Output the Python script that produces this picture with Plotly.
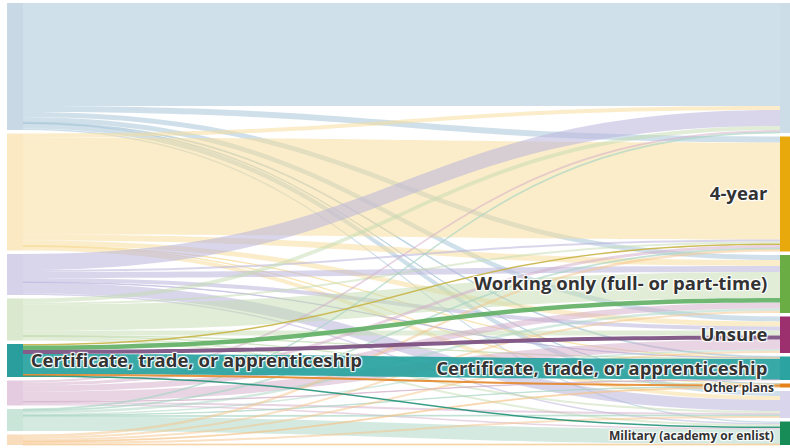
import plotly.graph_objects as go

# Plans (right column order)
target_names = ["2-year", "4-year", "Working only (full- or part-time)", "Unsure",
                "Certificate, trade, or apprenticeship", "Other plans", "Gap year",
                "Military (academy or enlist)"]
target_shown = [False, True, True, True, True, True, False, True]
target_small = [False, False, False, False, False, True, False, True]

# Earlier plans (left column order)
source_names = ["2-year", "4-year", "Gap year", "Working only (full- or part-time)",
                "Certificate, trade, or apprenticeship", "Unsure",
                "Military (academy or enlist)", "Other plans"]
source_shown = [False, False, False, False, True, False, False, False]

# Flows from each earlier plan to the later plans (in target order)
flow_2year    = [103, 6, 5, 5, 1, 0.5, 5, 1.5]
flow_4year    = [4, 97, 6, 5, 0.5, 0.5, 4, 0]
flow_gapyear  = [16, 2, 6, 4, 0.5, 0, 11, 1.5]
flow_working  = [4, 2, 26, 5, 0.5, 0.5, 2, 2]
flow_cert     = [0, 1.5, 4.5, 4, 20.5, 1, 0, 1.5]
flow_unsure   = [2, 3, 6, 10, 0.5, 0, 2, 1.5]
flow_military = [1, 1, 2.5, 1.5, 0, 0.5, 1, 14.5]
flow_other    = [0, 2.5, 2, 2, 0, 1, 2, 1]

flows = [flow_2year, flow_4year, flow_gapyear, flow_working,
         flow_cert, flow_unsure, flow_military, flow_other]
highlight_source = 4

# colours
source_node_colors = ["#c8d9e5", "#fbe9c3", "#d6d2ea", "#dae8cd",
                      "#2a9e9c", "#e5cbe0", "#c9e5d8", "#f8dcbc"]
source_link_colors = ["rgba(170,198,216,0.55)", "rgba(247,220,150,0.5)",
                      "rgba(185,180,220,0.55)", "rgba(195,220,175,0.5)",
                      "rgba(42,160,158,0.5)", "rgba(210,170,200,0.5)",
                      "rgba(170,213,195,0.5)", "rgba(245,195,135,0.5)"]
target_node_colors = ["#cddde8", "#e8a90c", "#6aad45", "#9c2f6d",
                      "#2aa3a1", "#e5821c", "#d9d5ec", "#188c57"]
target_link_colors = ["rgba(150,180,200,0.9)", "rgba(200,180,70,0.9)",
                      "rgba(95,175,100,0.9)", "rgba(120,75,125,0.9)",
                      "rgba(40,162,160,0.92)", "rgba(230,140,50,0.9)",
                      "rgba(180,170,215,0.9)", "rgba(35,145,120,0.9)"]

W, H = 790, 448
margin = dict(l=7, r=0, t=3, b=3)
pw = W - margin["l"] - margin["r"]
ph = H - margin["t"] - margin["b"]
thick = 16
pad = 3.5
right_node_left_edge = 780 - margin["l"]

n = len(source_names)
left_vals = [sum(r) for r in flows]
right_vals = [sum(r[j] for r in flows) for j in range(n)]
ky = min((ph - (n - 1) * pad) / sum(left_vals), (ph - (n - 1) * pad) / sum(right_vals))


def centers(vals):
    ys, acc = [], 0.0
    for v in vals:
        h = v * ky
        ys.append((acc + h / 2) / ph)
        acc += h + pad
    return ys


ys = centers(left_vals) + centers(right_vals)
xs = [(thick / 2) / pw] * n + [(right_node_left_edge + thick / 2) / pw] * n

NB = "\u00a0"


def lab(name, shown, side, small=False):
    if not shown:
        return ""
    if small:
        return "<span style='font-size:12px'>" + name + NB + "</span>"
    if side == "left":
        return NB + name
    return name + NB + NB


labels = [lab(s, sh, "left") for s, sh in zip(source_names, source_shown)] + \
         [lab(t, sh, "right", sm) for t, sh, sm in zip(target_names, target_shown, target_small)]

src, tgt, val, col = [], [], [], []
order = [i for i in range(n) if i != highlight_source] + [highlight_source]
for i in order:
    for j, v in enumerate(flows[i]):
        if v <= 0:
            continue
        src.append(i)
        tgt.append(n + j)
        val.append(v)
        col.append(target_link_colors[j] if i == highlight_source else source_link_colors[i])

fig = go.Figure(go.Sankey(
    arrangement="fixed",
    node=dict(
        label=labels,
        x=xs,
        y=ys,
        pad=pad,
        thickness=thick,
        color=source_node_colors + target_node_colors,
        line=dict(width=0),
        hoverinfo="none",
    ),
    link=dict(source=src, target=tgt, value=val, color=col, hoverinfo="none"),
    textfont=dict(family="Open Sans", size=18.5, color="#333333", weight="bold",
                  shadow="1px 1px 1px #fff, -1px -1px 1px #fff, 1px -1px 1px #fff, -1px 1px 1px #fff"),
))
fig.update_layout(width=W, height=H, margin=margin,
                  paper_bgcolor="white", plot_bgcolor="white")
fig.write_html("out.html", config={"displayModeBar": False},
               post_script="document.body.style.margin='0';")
☆ ☆ ☆ ☆
Work to complete – From the material above, copy everything exactly but the pictures.

Response –
Output the Python script that produces this picture with Plotly.
import plotly.graph_objects as go

# Plans (right column order)
target_names = ["2-year", "4-year", "Working only (full- or part-time)", "Unsure",
                "Certificate, trade, or apprenticeship", "Other plans", "Gap year",
                "Military (academy or enlist)"]
target_shown = [False, True, True, True, True, True, False, True]
target_small = [False, False, False, False, False, True, False, True]

# Earlier plans (left column order)
source_names = ["2-year", "4-year", "Gap year", "Working only (full- or part-time)",
                "Certificate, trade, or apprenticeship", "Unsure",
                "Military (academy or enlist)", "Other plans"]
source_shown = [False, False, False, False, True, False, False, False]

# Flows from each earlier plan to the later plans (in target order)
flow_2year    = [103, 6, 5, 5, 1, 0.5, 5, 1.5]
flow_4year    = [4, 97, 6, 5, 0.5, 0.5, 4, 0]
flow_gapyear  = [16, 2, 6, 4, 0.5, 0, 11, 1.5]
flow_working  = [4, 2, 26, 5, 0.5, 0.5, 2, 2]
flow_cert     = [0, 1.5, 4.5, 4, 20.5, 1, 0, 1.5]
flow_unsure   = [2, 3, 6, 10, 0.5, 0, 2, 1.5]
flow_military = [1, 1, 2.5, 1.5, 0, 0.5, 1, 14.5]
flow_other    = [0, 2.5, 2, 2, 0, 1, 2, 1]

flows = [flow_2year, flow_4year, flow_gapyear, flow_working,
         flow_cert, flow_unsure, flow_military, flow_other]
highlight_source = 4

# colours
source_node_colors = ["#c8d9e5", "#fbe9c3", "#d6d2ea", "#dae8cd",
                      "#2a9e9c", "#e5cbe0", "#c9e5d8", "#f8dcbc"]
source_link_colors = ["rgba(170,198,216,0.55)", "rgba(247,220,150,0.5)",
                      "rgba(185,180,220,0.55)", "rgba(195,220,175,0.5)",
                      "rgba(42,160,158,0.5)", "rgba(210,170,200,0.5)",
                      "rgba(170,213,195,0.5)", "rgba(245,195,135,0.5)"]
target_node_colors = ["#cddde8", "#e8a90c", "#6aad45", "#9c2f6d",
                      "#2aa3a1", "#e5821c", "#d9d5ec", "#188c57"]
target_link_colors = ["rgba(150,180,200,0.9)", "rgba(200,180,70,0.9)",
                      "rgba(95,175,100,0.9)", "rgba(120,75,125,0.9)",
                      "rgba(40,162,160,0.92)", "rgba(230,140,50,0.9)",
                      "rgba(180,170,215,0.9)", "rgba(35,145,120,0.9)"]

W, H = 790, 448
margin = dict(l=7, r=0, t=3, b=3)
pw = W - margin["l"] - margin["r"]
ph = H - margin["t"] - margin["b"]
thick = 16
pad = 3.5
right_node_left_edge = 780 - margin["l"]

n = len(source_names)
left_vals = [sum(r) for r in flows]
right_vals = [sum(r[j] for r in flows) for j in range(n)]
ky = min((ph - (n - 1) * pad) / sum(left_vals), (ph - (n - 1) * pad) / sum(right_vals))


def centers(vals):
    ys, acc = [], 0.0
    for v in vals:
        h = v * ky
        ys.append((acc + h / 2) / ph)
        acc += h + pad
    return ys


ys = centers(left_vals) + centers(right_vals)
xs = [(thick / 2) / pw] * n + [(right_node_left_edge + thick / 2) / pw] * n

NB = "\u00a0"


def lab(name, shown, side, small=False):
    if not shown:
        return ""
    if small:
        return "<span style='font-size:12px'>" + name + NB + "</span>"
    if side == "left":
        return NB + name
    return name + NB + NB


labels = [lab(s, sh, "left") for s, sh in zip(source_names, source_shown)] + \
         [lab(t, sh, "right", sm) for t, sh, sm in zip(target_names, target_shown, target_small)]

src, tgt, val, col = [], [], [], []
order = [i for i in range(n) if i != highlight_source] + [highlight_source]
for i in order:
    for j, v in enumerate(flows[i]):
        if v <= 0:
            continue
        src.append(i)
        tgt.append(n + j)
        val.append(v)
        col.append(target_link_colors[j] if i == highlight_source else source_link_colors[i])

fig = go.Figure(go.Sankey(
    arrangement="fixed",
    node=dict(
        label=labels,
        x=xs,
        y=ys,
        pad=pad,
        thickness=thick,
        color=source_node_colors + target_node_colors,
        line=dict(width=0),
        hoverinfo="none",
    ),
    link=dict(source=src, target=tgt, value=val, color=col, hoverinfo="none"),
    textfont=dict(family="Open Sans", size=18.5, color="#333333", weight="bold",
                  shadow="1px 1px 1px #fff, -1px -1px 1px #fff, 1px -1px 1px #fff, -1px 1px 1px #fff"),
))
fig.update_layout(width=W, height=H, margin=margin,
                  paper_bgcolor="white", plot_bgcolor="white")
fig.write_html("out.html", config={"displayModeBar": False},
               post_script="document.body.style.margin='0';")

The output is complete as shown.